This update will have to be my last until a Friday. I've signed a "language agreement" promising not to speak, read, write--or even listen to music--in any language other than Persian over this summer. The sole exception permitting me to fall back into English is from the afternoon through the evening after the end of each week of class.
Once again, I've enrolled myself in an intensive language learning program. This summer I'll be attending Persian classes at the University of Wisconsin, Madison. It's a similar situation to other places (Québec City; Urumqi; Bloomington, Indiana) where I've studied assorted other languages, previously. Here, as in those other settings, every morning starts with four-and-a-half hours of class. However, this program, "APTLII" (Arabic Persian Turkish Language Immersion Institute,) additionally requires all particpants to live on campus. Not just my fellow language students but all of our program instructors have become neighbors living along the same floor of a university dormitory. We take three meals a day together. With the exception of Friday afternoons we are expected not to use any language other than Persian.
I've enjoyed acquainting myself with Madison. One of my first days here I made a run around town with other students to buy essentials basic for moving into new housing. (This was before we had signed the language pledge so were yet able to communicate with one another at a normal level.) After picking up household items such as kitchen towels and cleaning supplies we dropped into a tobacconist that happened to be in the same strip mall where we were shopping. Given the provenance of languages being taught I wasn't surprised that several of the other students in this program have also brought their hookahs here. It's common to see students gathered together seated around a fragrant, smoldering hookah pipe in the plaza between our dormitory (Philips Hall) and the cafeteria where we take most of our meals (Dejope Hall.)
I'm slowly starting to get a sense of who the other students are. I'm not sure the exact number of students taking Arabic or Turkish but there are 22 of us enrolled in Persian courses spread across 5 different class levels. Even with so few students the places from where everybody has come span nearly the entire U.S.. I've spoken with students from Maine, from Florida, from California, from Hawai'i--even one or two from my hometown of Seattle. I am one of just two students who live outside the U.S. but not the one who has traveled the farthest to attend this program. That prize goes to the sole foreign student, a classmate who has come from South Korea.
My foremost impression is that some of my fellow students appear to have pretty solid levels of Farsi. (Not I--it's been literally decades since I last studied the language in earnest.) My second strongest impression is how quite a few fellow program attendees seem so... young.
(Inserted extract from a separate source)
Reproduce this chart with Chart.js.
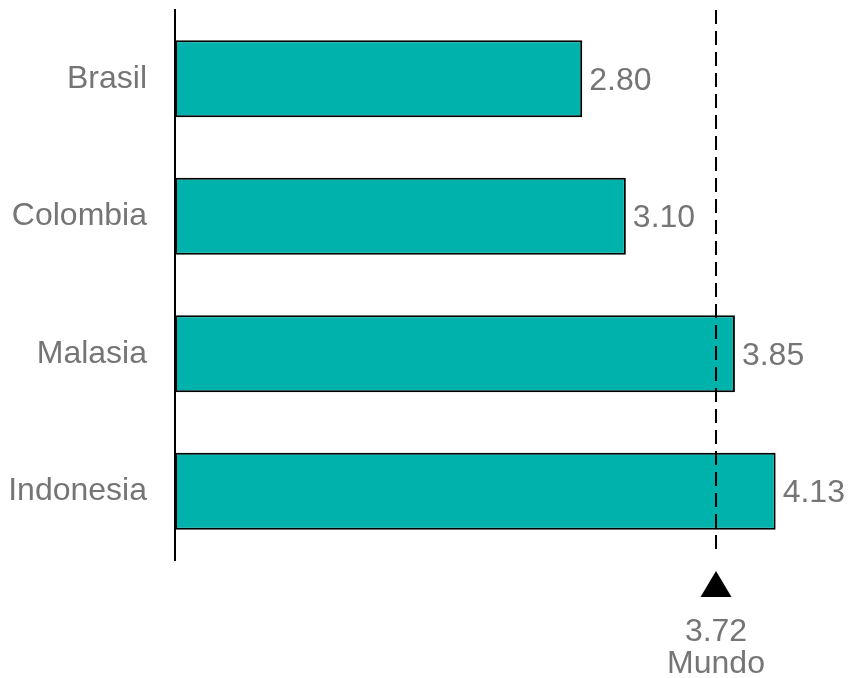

A topic of conversation on our shopping expedition was the plight of being under legal drinking age. One classmate showed me her fake ID, replete with faux holograms. Studying up at McGill I had felt that I was accustomed to being around typical university students--though now realize how most of those I share classes with or interact with at any serious level back in Canada are older, graduate students. It seems like there are more than a few undergraduates enrolled at APTLII.
Yesterday was the placement exam for all except the utter beginners. I haven't taken a Farsi course since I was an undergraduate myself but did manage to get through quite a lot of the test. We'll see just where they place me.
I'm excited to see what this summer brings: excited to meet new people, excited to discover an area (Wisconsin) where I've never spent time, and excited to study more language.